Revenge pornography was criminalised in Northern Ireland via sections 51-53 of the Justice Act 2016. Section 51(1) (a) (b) of the Act makes it an offence to disclose a private sexual photograph or film of an individual who appears in the photograph or film without their consent, and with the intention of causing that individual distress. However, it is not an offence under section 51(2) of Act, if the disclosure of private sexual photographs or film is made solely to the individual who appears in the photo or film. The clear implications are that only disclosures of private sexual photos or films made to third parties, with intent to cause distress, would constitute an offence. With this act being in place, it helps bring justice to revenge porn to some degree, however the argument is it can be very hard to prove intent, that you intended to cause distress and harm to this person.


Megan Sims campaigned for the new legislation in the Republic of Ireland after photos of her were shared without consent. Ms Sims believes the laws, like the ones in Northern Ireland and England, are failing because, as mentioned previously, "it's very hard to prove intent" and "it is up to the victim to prove that intent". A spokesman for NI's Department of Justice (DOJ) told BBC News NI that Minister Naomi Long is "fully committed to playing her part in addressing this issue". Megan Sims has stated that its simply not strong enough in Northern Ireland and that is something that must be fixed.
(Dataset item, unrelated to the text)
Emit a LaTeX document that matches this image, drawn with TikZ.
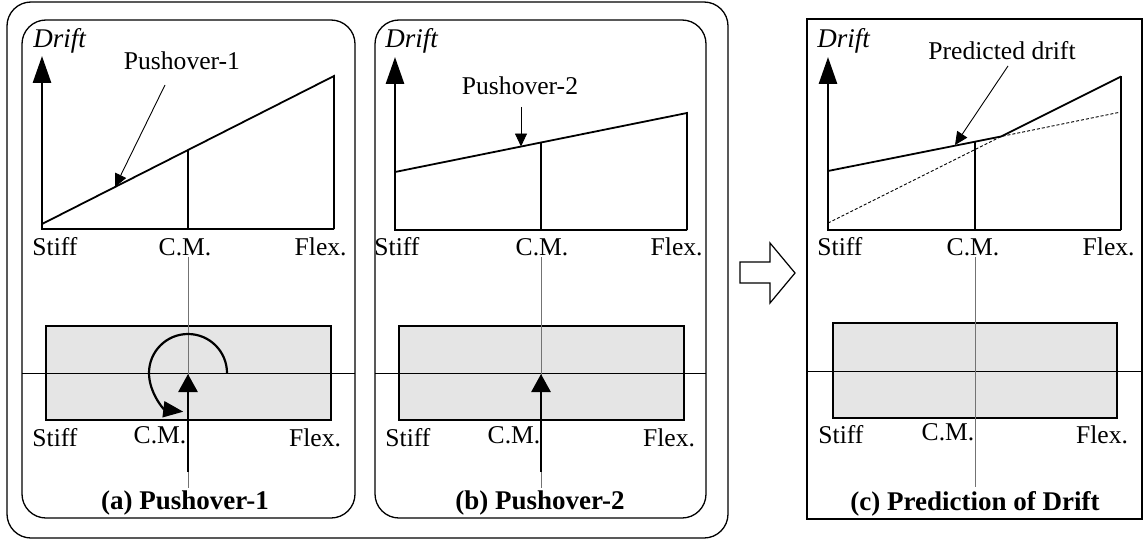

In September 2020, according to The Guardian, the revenge porn helpline received 2,050 reports, which is the equivalent of nine reports every day and a 22% rise on the 1,685 reports it received in 2019. Additionally, in August 2020 the helpline dealt with 285 cases, a 63% increase on the 175 dealt with in August 2019. Of the images reported to the helpline, 94% were removed online – 22,515 images of the 23,913 reported.


According to Dr Aiwo Oriola from Ulster University who states in her research “whilst drawing on legislative and judicial responses to revenge pornography in England and Wales and other common law jurisdictions, this presentation critically reviews the provisions of sections 51- 53 of the Justice Act (Northern Ireland) 2016 and highlights its inherent weaknesses. It also highlights civil remedies that could be available to victims of revenge pornography; and explores the legal responsibility of social media platforms, and the extent to which technical measures could be deployed alongside existing legal measures to combat online revenge pornography.”


It is great that victims of revenge porn have this helpline for support, in addition to the Justice Act 2016, however, as evidenced by Dr Oriola, more legislation and stricter rules must be put in place to bring impartiality to the victims of this horrible crime and put an end to revenge porn once and for all.